TASK DESCRIPTION
Extract the text of every entry below exactly; leave images out.

-- Begin SUPPLIED DATA --

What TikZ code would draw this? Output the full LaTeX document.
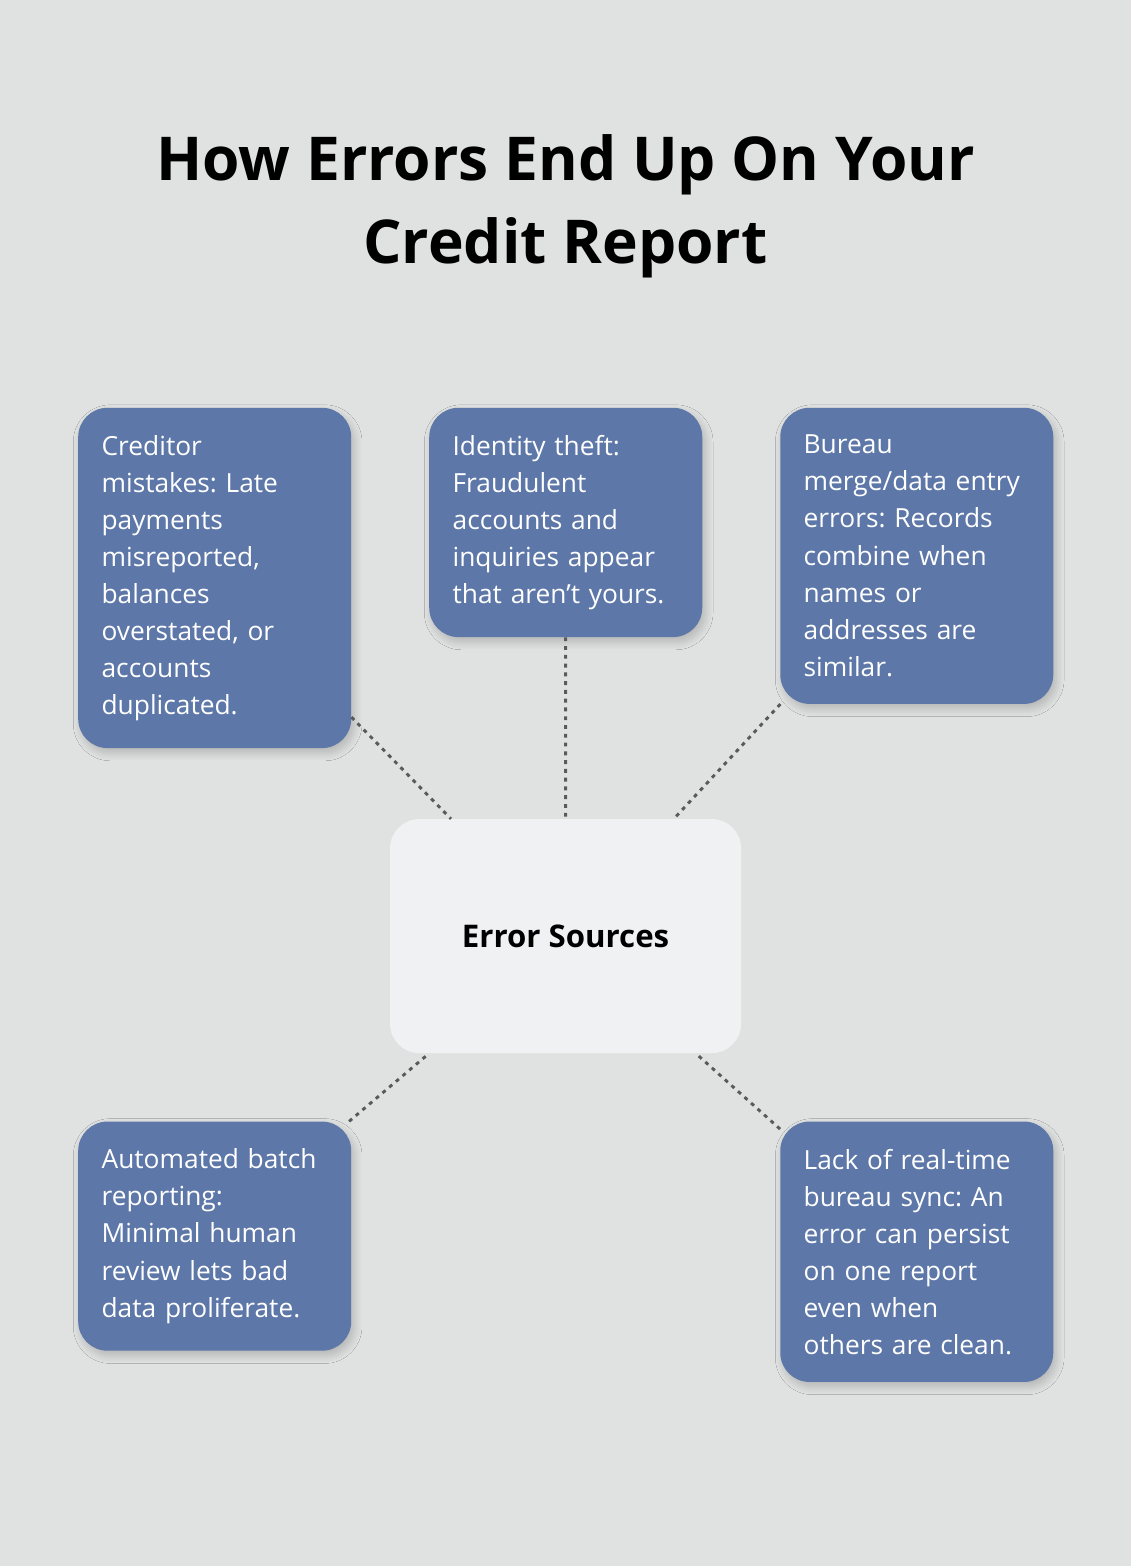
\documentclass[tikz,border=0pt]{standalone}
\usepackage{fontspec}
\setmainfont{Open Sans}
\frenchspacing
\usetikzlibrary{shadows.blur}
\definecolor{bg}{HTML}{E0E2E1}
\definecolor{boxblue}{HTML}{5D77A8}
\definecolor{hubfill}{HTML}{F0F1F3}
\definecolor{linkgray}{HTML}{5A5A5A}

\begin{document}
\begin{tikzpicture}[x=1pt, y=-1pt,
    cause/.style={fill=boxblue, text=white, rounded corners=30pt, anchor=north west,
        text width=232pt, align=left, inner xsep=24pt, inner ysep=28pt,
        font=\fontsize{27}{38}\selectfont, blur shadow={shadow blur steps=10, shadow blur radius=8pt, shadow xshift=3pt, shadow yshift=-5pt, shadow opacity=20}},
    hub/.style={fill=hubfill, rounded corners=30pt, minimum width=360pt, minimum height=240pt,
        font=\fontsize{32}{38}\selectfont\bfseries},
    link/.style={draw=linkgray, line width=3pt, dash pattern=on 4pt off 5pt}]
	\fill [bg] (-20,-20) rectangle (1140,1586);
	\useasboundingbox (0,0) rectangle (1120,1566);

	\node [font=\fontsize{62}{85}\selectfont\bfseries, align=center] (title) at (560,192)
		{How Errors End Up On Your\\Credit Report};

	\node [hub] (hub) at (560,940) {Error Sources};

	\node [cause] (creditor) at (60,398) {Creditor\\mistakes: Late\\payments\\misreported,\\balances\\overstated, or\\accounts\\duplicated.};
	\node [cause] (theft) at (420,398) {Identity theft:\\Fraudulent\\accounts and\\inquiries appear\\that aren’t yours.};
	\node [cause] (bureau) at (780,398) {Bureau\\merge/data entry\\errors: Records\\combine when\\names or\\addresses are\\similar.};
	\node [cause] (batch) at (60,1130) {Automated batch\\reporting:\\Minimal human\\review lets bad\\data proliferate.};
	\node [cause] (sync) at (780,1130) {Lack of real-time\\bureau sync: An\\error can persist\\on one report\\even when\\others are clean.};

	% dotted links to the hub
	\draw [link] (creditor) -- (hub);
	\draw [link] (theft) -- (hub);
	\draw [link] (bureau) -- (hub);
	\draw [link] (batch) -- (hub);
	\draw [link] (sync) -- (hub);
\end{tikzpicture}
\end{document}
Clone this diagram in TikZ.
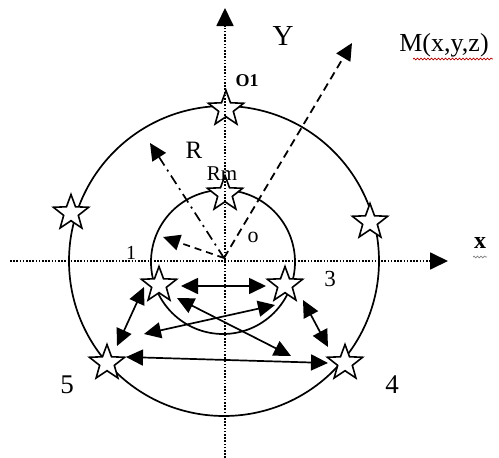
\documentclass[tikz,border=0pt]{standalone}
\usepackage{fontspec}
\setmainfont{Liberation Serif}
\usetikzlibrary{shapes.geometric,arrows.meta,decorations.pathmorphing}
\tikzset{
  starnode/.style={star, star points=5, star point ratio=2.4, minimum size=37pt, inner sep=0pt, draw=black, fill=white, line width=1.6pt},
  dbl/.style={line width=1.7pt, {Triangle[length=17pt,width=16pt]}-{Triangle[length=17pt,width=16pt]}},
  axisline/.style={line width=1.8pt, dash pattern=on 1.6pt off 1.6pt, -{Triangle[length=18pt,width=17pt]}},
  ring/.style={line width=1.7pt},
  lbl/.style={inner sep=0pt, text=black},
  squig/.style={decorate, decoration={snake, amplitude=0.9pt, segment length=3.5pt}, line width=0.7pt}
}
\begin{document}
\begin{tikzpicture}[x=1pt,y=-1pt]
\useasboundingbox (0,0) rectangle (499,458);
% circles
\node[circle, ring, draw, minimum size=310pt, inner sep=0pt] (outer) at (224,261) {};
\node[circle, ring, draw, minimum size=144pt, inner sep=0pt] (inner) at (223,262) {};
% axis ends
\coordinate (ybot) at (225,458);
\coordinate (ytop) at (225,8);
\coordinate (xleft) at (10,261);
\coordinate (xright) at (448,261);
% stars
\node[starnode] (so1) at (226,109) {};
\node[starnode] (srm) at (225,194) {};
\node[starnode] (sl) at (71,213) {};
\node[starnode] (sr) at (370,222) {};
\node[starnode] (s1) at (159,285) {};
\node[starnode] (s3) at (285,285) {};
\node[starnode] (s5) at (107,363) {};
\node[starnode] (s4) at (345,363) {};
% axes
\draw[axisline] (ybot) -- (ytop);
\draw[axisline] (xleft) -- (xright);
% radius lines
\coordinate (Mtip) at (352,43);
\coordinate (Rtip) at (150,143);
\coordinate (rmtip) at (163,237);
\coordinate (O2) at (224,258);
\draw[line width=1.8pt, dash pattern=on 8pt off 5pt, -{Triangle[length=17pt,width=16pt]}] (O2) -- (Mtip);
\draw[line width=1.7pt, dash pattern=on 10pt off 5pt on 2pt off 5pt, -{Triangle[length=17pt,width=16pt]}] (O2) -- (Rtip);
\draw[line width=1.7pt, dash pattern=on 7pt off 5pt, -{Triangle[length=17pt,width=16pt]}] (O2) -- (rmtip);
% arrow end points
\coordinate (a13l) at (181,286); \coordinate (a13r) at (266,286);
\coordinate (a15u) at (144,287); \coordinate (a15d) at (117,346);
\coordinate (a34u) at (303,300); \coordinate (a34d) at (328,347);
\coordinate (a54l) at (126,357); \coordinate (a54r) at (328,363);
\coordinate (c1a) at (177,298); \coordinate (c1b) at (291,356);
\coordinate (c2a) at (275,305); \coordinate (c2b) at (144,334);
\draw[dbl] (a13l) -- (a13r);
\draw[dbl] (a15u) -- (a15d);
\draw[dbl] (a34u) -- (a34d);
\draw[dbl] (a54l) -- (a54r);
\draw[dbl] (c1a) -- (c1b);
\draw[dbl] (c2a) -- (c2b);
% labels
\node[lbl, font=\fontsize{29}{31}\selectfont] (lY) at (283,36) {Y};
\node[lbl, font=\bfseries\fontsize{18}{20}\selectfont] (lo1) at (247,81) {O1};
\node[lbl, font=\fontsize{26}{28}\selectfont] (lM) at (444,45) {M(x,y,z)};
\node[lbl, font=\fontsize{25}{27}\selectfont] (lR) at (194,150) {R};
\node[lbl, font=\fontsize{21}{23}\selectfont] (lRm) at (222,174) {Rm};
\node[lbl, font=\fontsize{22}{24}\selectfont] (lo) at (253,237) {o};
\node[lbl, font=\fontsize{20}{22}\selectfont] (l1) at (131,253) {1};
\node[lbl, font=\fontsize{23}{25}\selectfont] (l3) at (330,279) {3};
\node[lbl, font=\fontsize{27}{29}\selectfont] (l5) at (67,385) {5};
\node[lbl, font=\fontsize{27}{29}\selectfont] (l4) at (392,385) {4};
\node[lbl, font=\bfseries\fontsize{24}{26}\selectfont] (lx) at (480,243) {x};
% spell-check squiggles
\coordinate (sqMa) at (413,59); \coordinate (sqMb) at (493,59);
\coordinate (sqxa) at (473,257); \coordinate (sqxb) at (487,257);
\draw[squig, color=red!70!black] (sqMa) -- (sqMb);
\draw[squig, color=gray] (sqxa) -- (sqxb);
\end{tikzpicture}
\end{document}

-- End SUPPLIED DATA --

THE OUTPUT
What TikZ code would draw this? Output the full LaTeX document.
\documentclass[tikz,border=0pt]{standalone}
\usepackage{fontspec}
\setmainfont{Open Sans}
\frenchspacing
\usetikzlibrary{shadows.blur}
\definecolor{bg}{HTML}{E0E2E1}
\definecolor{boxblue}{HTML}{5D77A8}
\definecolor{hubfill}{HTML}{F0F1F3}
\definecolor{linkgray}{HTML}{5A5A5A}

\begin{document}
\begin{tikzpicture}[x=1pt, y=-1pt,
    cause/.style={fill=boxblue, text=white, rounded corners=30pt, anchor=north west,
        text width=232pt, align=left, inner xsep=24pt, inner ysep=28pt,
        font=\fontsize{27}{38}\selectfont, blur shadow={shadow blur steps=10, shadow blur radius=8pt, shadow xshift=3pt, shadow yshift=-5pt, shadow opacity=20}},
    hub/.style={fill=hubfill, rounded corners=30pt, minimum width=360pt, minimum height=240pt,
        font=\fontsize{32}{38}\selectfont\bfseries},
    link/.style={draw=linkgray, line width=3pt, dash pattern=on 4pt off 5pt}]
	\fill [bg] (-20,-20) rectangle (1140,1586);
	\useasboundingbox (0,0) rectangle (1120,1566);

	\node [font=\fontsize{62}{85}\selectfont\bfseries, align=center] (title) at (560,192)
		{How Errors End Up On Your\\Credit Report};

	\node [hub] (hub) at (560,940) {Error Sources};

	\node [cause] (creditor) at (60,398) {Creditor\\mistakes: Late\\payments\\misreported,\\balances\\overstated, or\\accounts\\duplicated.};
	\node [cause] (theft) at (420,398) {Identity theft:\\Fraudulent\\accounts and\\inquiries appear\\that aren’t yours.};
	\node [cause] (bureau) at (780,398) {Bureau\\merge/data entry\\errors: Records\\combine when\\names or\\addresses are\\similar.};
	\node [cause] (batch) at (60,1130) {Automated batch\\reporting:\\Minimal human\\review lets bad\\data proliferate.};
	\node [cause] (sync) at (780,1130) {Lack of real-time\\bureau sync: An\\error can persist\\on one report\\even when\\others are clean.};

	% dotted links to the hub
	\draw [link] (creditor) -- (hub);
	\draw [link] (theft) -- (hub);
	\draw [link] (bureau) -- (hub);
	\draw [link] (batch) -- (hub);
	\draw [link] (sync) -- (hub);
\end{tikzpicture}
\end{document}
Clone this diagram in TikZ.
\documentclass[tikz,border=0pt]{standalone}
\usepackage{fontspec}
\setmainfont{Liberation Serif}
\usetikzlibrary{shapes.geometric,arrows.meta,decorations.pathmorphing}
\tikzset{
  starnode/.style={star, star points=5, star point ratio=2.4, minimum size=37pt, inner sep=0pt, draw=black, fill=white, line width=1.6pt},
  dbl/.style={line width=1.7pt, {Triangle[length=17pt,width=16pt]}-{Triangle[length=17pt,width=16pt]}},
  axisline/.style={line width=1.8pt, dash pattern=on 1.6pt off 1.6pt, -{Triangle[length=18pt,width=17pt]}},
  ring/.style={line width=1.7pt},
  lbl/.style={inner sep=0pt, text=black},
  squig/.style={decorate, decoration={snake, amplitude=0.9pt, segment length=3.5pt}, line width=0.7pt}
}
\begin{document}
\begin{tikzpicture}[x=1pt,y=-1pt]
\useasboundingbox (0,0) rectangle (499,458);
% circles
\node[circle, ring, draw, minimum size=310pt, inner sep=0pt] (outer) at (224,261) {};
\node[circle, ring, draw, minimum size=144pt, inner sep=0pt] (inner) at (223,262) {};
% axis ends
\coordinate (ybot) at (225,458);
\coordinate (ytop) at (225,8);
\coordinate (xleft) at (10,261);
\coordinate (xright) at (448,261);
% stars
\node[starnode] (so1) at (226,109) {};
\node[starnode] (srm) at (225,194) {};
\node[starnode] (sl) at (71,213) {};
\node[starnode] (sr) at (370,222) {};
\node[starnode] (s1) at (159,285) {};
\node[starnode] (s3) at (285,285) {};
\node[starnode] (s5) at (107,363) {};
\node[starnode] (s4) at (345,363) {};
% axes
\draw[axisline] (ybot) -- (ytop);
\draw[axisline] (xleft) -- (xright);
% radius lines
\coordinate (Mtip) at (352,43);
\coordinate (Rtip) at (150,143);
\coordinate (rmtip) at (163,237);
\coordinate (O2) at (224,258);
\draw[line width=1.8pt, dash pattern=on 8pt off 5pt, -{Triangle[length=17pt,width=16pt]}] (O2) -- (Mtip);
\draw[line width=1.7pt, dash pattern=on 10pt off 5pt on 2pt off 5pt, -{Triangle[length=17pt,width=16pt]}] (O2) -- (Rtip);
\draw[line width=1.7pt, dash pattern=on 7pt off 5pt, -{Triangle[length=17pt,width=16pt]}] (O2) -- (rmtip);
% arrow end points
\coordinate (a13l) at (181,286); \coordinate (a13r) at (266,286);
\coordinate (a15u) at (144,287); \coordinate (a15d) at (117,346);
\coordinate (a34u) at (303,300); \coordinate (a34d) at (328,347);
\coordinate (a54l) at (126,357); \coordinate (a54r) at (328,363);
\coordinate (c1a) at (177,298); \coordinate (c1b) at (291,356);
\coordinate (c2a) at (275,305); \coordinate (c2b) at (144,334);
\draw[dbl] (a13l) -- (a13r);
\draw[dbl] (a15u) -- (a15d);
\draw[dbl] (a34u) -- (a34d);
\draw[dbl] (a54l) -- (a54r);
\draw[dbl] (c1a) -- (c1b);
\draw[dbl] (c2a) -- (c2b);
% labels
\node[lbl, font=\fontsize{29}{31}\selectfont] (lY) at (283,36) {Y};
\node[lbl, font=\bfseries\fontsize{18}{20}\selectfont] (lo1) at (247,81) {O1};
\node[lbl, font=\fontsize{26}{28}\selectfont] (lM) at (444,45) {M(x,y,z)};
\node[lbl, font=\fontsize{25}{27}\selectfont] (lR) at (194,150) {R};
\node[lbl, font=\fontsize{21}{23}\selectfont] (lRm) at (222,174) {Rm};
\node[lbl, font=\fontsize{22}{24}\selectfont] (lo) at (253,237) {o};
\node[lbl, font=\fontsize{20}{22}\selectfont] (l1) at (131,253) {1};
\node[lbl, font=\fontsize{23}{25}\selectfont] (l3) at (330,279) {3};
\node[lbl, font=\fontsize{27}{29}\selectfont] (l5) at (67,385) {5};
\node[lbl, font=\fontsize{27}{29}\selectfont] (l4) at (392,385) {4};
\node[lbl, font=\bfseries\fontsize{24}{26}\selectfont] (lx) at (480,243) {x};
% spell-check squiggles
\coordinate (sqMa) at (413,59); \coordinate (sqMb) at (493,59);
\coordinate (sqxa) at (473,257); \coordinate (sqxb) at (487,257);
\draw[squig, color=red!70!black] (sqMa) -- (sqMb);
\draw[squig, color=gray] (sqxa) -- (sqxb);
\end{tikzpicture}
\end{document}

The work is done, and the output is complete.